Summary: Random Campsite: 1400.5 Graymoor Spiritual Center: 1410.1 Total Miles: 9.6 We woke up deep in a cloud, but luckily it burned off quickly. Some faint wisps still hung over mountains from our mountain perch, but it didn't look much like rain. We ate breakfast and grabbed a few blueberries from outside our tent door just an arm length's away. We didn't get hiking too early since only 2.7 miles away was the Trackside Zoo which wouldn't open until 10, and we wanted to visit. The trail goes right through the zoo, but since it's only open from 10 to 4:30 there is an alternative trail option for those who simply cannot wait.  We got rolling at around 8:30 so we could take our time in the morning all the same. The first stop was the Bear Mountain Tower. We could see a nearly 360 panorama which was supposedly included the New York City skyline. The heavy humidity however prevented that view. Perhaps the night before would have been better.
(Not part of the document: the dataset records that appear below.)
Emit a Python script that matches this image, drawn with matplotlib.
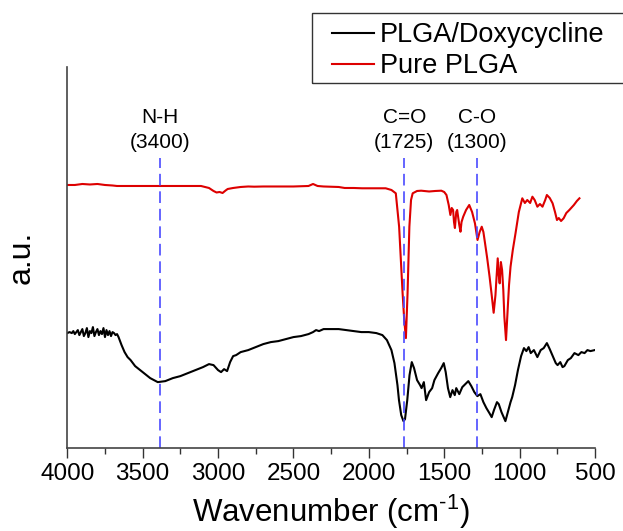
import matplotlib
matplotlib.use("Agg")
from matplotlib import pyplot as plt
from matplotlib.ticker import MultipleLocator
from matplotlib.patches import Rectangle

plt.rcParams['font.family'] = ['Liberation Sans', 'DejaVu Sans']
plt.rcParams['mathtext.fontset'] = 'custom'
plt.rcParams['mathtext.rm'] = 'Liberation Sans'
plt.rcParams['mathtext.it'] = 'Liberation Sans:italic'

# PLGA/Doxycycline spectrum (wavenumber in cm-1, intensity in a.u.)
doxy_wn = [4000, 3985, 3970, 3960, 3950, 3940, 3930, 3920, 3910, 3900, 3890, 3880, 3870, 3860,
           3850, 3840, 3830, 3820, 3810, 3800, 3790, 3780, 3770, 3760, 3750, 3740, 3730, 3720,
           3710, 3700, 3690, 3680, 3670, 3660, 3640, 3620, 3600, 3580, 3550, 3500, 3450, 3400,
           3350, 3300, 3250, 3200, 3150, 3100, 3060, 3030, 3000, 2980, 2960, 2940, 2920, 2900,
           2880, 2850, 2800, 2750, 2700, 2650, 2600, 2550, 2500, 2450, 2400, 2370, 2350, 2330,
           2300, 2200, 2100, 2050, 2000, 1950, 1910, 1880, 1850, 1830, 1810, 1800, 1785, 1770,
           1760, 1745, 1730, 1715, 1700, 1680, 1660, 1650, 1635, 1620, 1600, 1580, 1565, 1540,
           1520, 1503, 1490, 1475, 1460, 1445, 1430, 1420, 1400, 1380, 1360, 1340, 1320, 1300,
           1280, 1260, 1240, 1220, 1200, 1185, 1170, 1150, 1138, 1120, 1100, 1094, 1080, 1060,
           1049, 1030, 1011, 990, 971, 955, 940, 926, 905, 882, 860, 840, 819, 800, 780, 760,
           748, 730, 715, 703, 680, 660, 636, 610, 590, 569, 550, 530, 502]
doxy_int = [115, 116, 115, 117, 114, 116, 118, 113, 116, 119, 112, 115, 120, 111,
            117, 115, 121, 112, 116, 119, 113, 117, 114, 120, 111, 118, 113, 117,
            112, 116, 115, 113, 114, 111, 103, 96, 91, 88, 82, 76, 70, 66,
            67, 70, 72, 75, 78, 81, 84, 83, 78, 76, 79, 77, 86, 92,
            93, 96, 98, 101, 104, 106, 107, 109, 111, 112, 114, 116, 118, 117,
            119, 119, 117, 116, 116, 115, 113, 108, 98, 85, 63, 48, 33, 27,
            29, 48, 73, 86, 80, 68, 63, 60, 66, 48, 56, 60, 68, 75,
            80, 85, 76, 60, 51, 58, 53, 60, 54, 61, 64, 67, 62, 56,
            52, 54, 46, 40, 35, 31, 38, 46, 44, 36, 29, 27, 35, 46,
            51, 63, 78, 92, 100, 97, 101, 95, 98, 91, 98, 100, 105, 99, 92, 85,
            83, 86, 81, 82, 88, 90, 95, 93, 96, 95, 98, 97, 98]

# Pure PLGA spectrum
plga_wn = [4000, 3950, 3900, 3850, 3800, 3750, 3700, 3670, 3600, 3500, 3380, 3200, 3113, 3060,
           3030, 3010, 2990, 2970, 2950, 2936, 2900, 2850, 2800, 2760, 2700, 2600, 2500, 2400,
           2370, 2340, 2300, 2200, 2160, 2100, 2045, 1950, 1888, 1850, 1821, 1799, 1776, 1765,
           1754, 1743, 1731, 1720, 1709, 1680, 1653, 1600, 1560, 1519, 1500, 1485, 1470, 1459,
           1450, 1441, 1435, 1429, 1420, 1414, 1400, 1392, 1385, 1374, 1355, 1334, 1315, 1296,
           1279, 1265, 1251, 1240, 1229, 1215, 1199, 1185, 1172, 1160, 1154, 1145, 1138, 1132,
           1124, 1116, 1108, 1101, 1090, 1078, 1070, 1060, 1045, 1027, 1005, 982, 965, 949, 930,
           915, 900, 882, 865, 848, 830, 819, 800, 781, 765, 752, 740, 725, 708, 690, 670, 640,
           620, 603]
plga_int = [263, 263, 264, 263.5, 264, 263, 262.5, 262, 262, 262, 262, 262, 262, 260,
            257, 255.5, 256, 255, 257.5, 259, 260, 261, 261.5, 261.3, 261.5, 261.5, 261.5, 262,
            264, 262, 261.5, 261, 260, 260, 259.7, 259.7, 259.7, 258, 254.7, 221.3, 155, 128,
            110, 155, 221.3, 248, 254.7, 257, 257.3, 256.5, 257, 257.3, 256, 253, 243, 233,
            240, 238, 226, 220, 236, 238, 223, 216.3, 226, 231.3, 238, 243, 236, 224.7,
            208, 216, 221.3, 216, 204.7, 190, 171.3, 153, 135.3, 153, 168, 189.7, 173, 164.7,
            186, 178, 158, 131.3, 108, 141.3, 163, 181.3, 198, 214.7, 236, 249.7, 245, 248, 245,
            251.3, 248, 241.3, 244, 241.3, 248, 253, 250, 244.7, 236, 228, 230, 227, 229.7, 235, 238, 243,
            247, 249.7]

# marked bands
band_pos = [3385, 1765, 1285]
band_name = ["N-H", "C=O", "C-O"]
band_label = ["(3400)", "(1725)", "(1300)"]

fig = plt.figure(figsize=(6.23, 5.31), dpi=100)
ax = fig.add_axes([0.108, 0.156, 0.847, 0.718])

ax.plot(doxy_wn, doxy_int, color='black', lw=1.5, label='PLGA/Doxycycline')
ax.plot(plga_wn, plga_int, color='#dd0000', lw=1.5, label='Pure PLGA')

for x, name, lab in zip(band_pos, band_name, band_label):
    ax.plot([x, x], [0, 290], color='#4a4aff', lw=1.2, dashes=(7, 3.5))
    ax.text(x, 330, name, ha='center', va='center', fontsize=15)
    ax.text(x, 305, lab, ha='center', va='center', fontsize=15)

ax.set_xlim(4000, 500)
ax.set_ylim(0, 381)
ax.xaxis.set_major_locator(MultipleLocator(500))
ax.xaxis.set_minor_locator(MultipleLocator(250))
ax.tick_params(axis='x', which='major', length=7, width=1, labelsize=17.5, pad=4, color='#333333')
ax.tick_params(axis='x', which='minor', length=4, width=1, color='#333333')
ax.set_yticks([])

for side in ['top', 'right']:
    ax.spines[side].set_visible(False)
for side in ['left', 'bottom']:
    ax.spines[side].set_color('#444444')
    ax.spines[side].set_linewidth(1.2)

ax.set_xlabel(r'Wavenumber (cm$^{\text{-1}}$)', fontsize=22.5, labelpad=5)
ax.set_ylabel('a.u.', fontsize=23, labelpad=22)

# legend: entries without frame, box drawn as a separate rectangle
leg = ax.legend(loc='upper left', bbox_to_anchor=(332 / 623, 1 - 22 / 531),
                bbox_transform=fig.transFigure, fontsize=19.5, frameon=False,
                handlelength=1.55, handletextpad=0.22, borderpad=0, labelspacing=0.2,
                borderaxespad=0)
fig.patches.append(Rectangle((311.7 / 623, 1 - 83.3 / 531), 0.6, 70 / 531,
                             transform=fig.transFigure, fill=False,
                             edgecolor='#333333', lw=1.0))

fig.savefig('out.png', dpi=100)
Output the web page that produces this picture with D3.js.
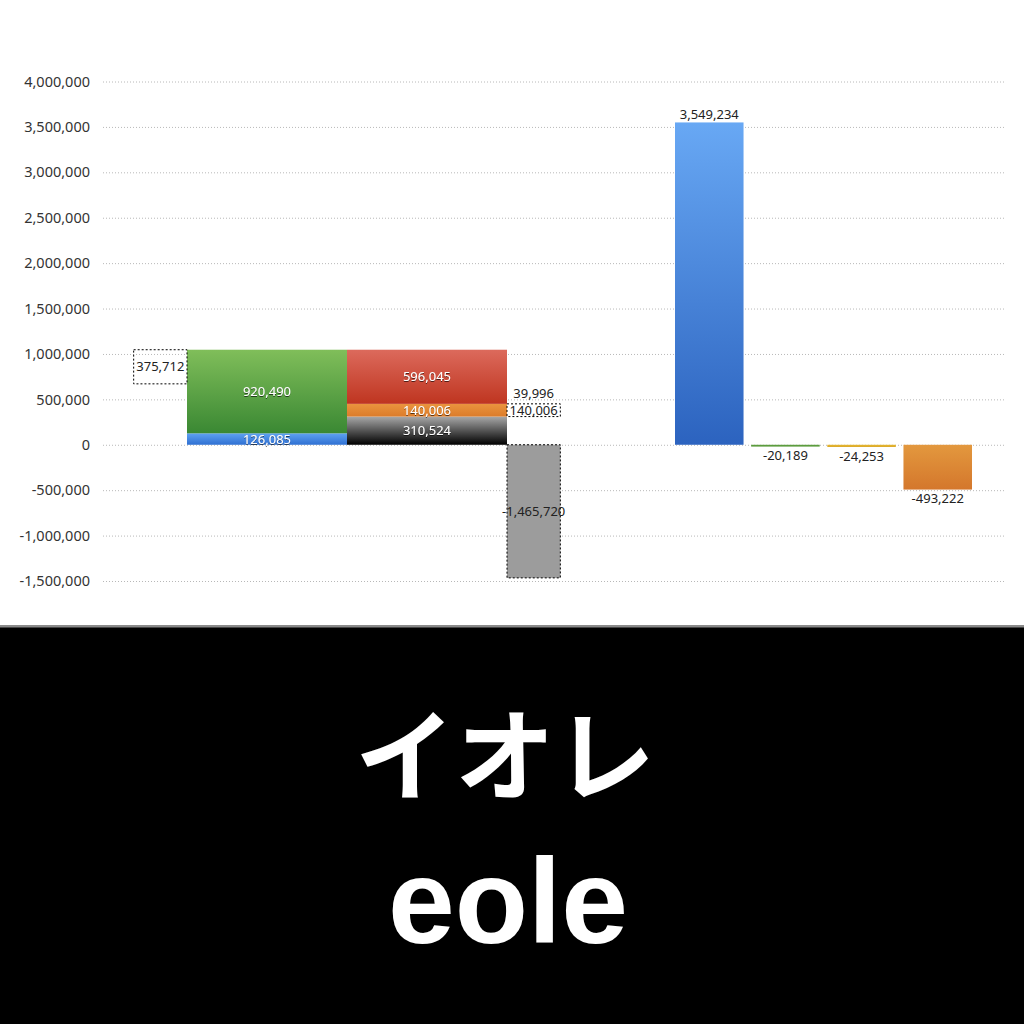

Down from the tower we met Mr. Pumpy (a vigorous water pumper and thru hiker from 2003). He talked to us about the trail and gave us a Powerade which he had specifically carried in case he ran into any nobos. We gladly accepted. We were low on water since we camped only with what we had carried up Bear Mountain the night before. We figured we could fill up at the lake and park down below. The lake at the base of the mountain was slowly springing to life. The concessions weren't open but there were water fountains, but the water tastes like fruity mold and/or just straight lake mud. We have really been spoiled lately by trail angels, water spigots, and concessions. We asked one of the concession workers if we could fill up from their tap but the water tasted the same and we poured it out. We had to buy some bottled water for the time being. Trail angels had also been putting jugs of water at many of the trail crossings throughout New York and New Jersey. We should have documented their names better, but, sadly, we did not and don't remember. But their kindness is not forgotten. We moved on with our bottled water into the zoo. The trailside zoo is populated by animals that were too badly injured (usually by man) to return to the wild after rehabilitation since it would have meant certain and painful death. As such, empty cages can actually be a good sign as they haven't found new animals to populate the cages. It was a neat break from the grind, and we even got to be an exhibit for some parents who wanted to take a picture of us with their young daughter so that she someday might remember some weirdos and want to experience the AT just like those smelly zoo people... or something. We gladly obliged.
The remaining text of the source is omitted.